Things continue to shift towards Republicans - media narrative hasn't been as good for Democrats which is one of those self-fulfilling prophecy things. Pennsylvania has tightened a LOT, which afaict is largely due to Republicans successfully being very ableist about the Democrat, Fetterman (who's recovering from a stroke) and portraying him as not up to the job. Georgia hasn't tightened so much, so I think the easiest GOP path now might be to hold Pennsylvania and take Nevada. I'm going to say that's a toss-up, and also suggest it doesn't matter a ton.

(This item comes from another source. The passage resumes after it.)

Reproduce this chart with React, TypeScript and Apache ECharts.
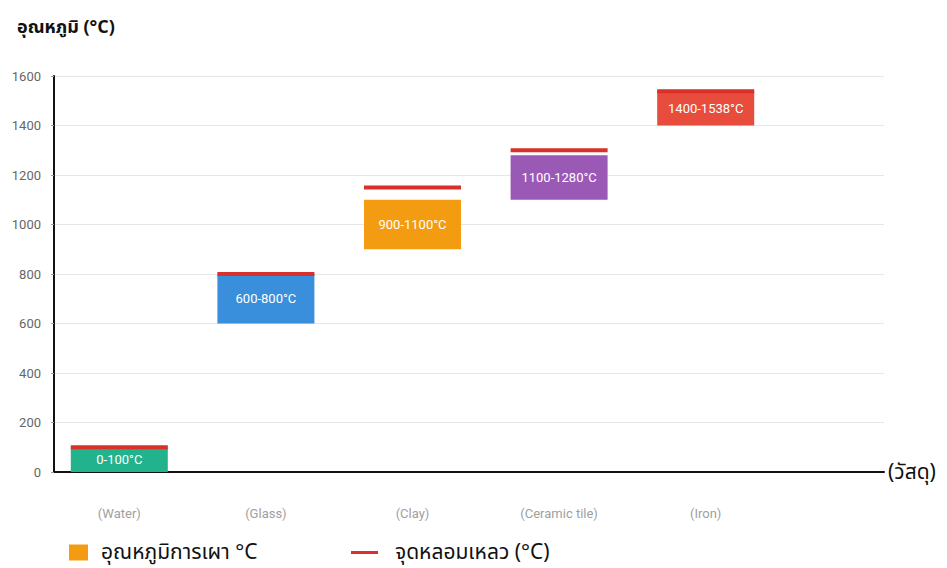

Why doesn't it matter? Because unless the Democrats win the house AND expland their lead in the Senate, something that'd now require a bunch of polling problems in Democrats' favour, the trajectory of the next two years is pretty similar: that Democrats can get very little done that's non-executive, and will be scrambling to keep the WH in 2024 and hoping to goodness that the margins then are chunky enough that the Republicans don't feel they can just straight-up abolish democracy. Also the Democrats could easily have a rough Senate year in 2024: they've got West Virginia, Michigan, Montana, Nevada, Pennsylvania, Ohio, and Wisconsin to defend, and their best grounds for attack are like... Florida, Indiana, and Texas, which are hardly promising.
So I think the US is probably set for something like deadlock with a seasonal chance of anti-democratic coups for at least the next half-decade, and who knows what it'll look like after that.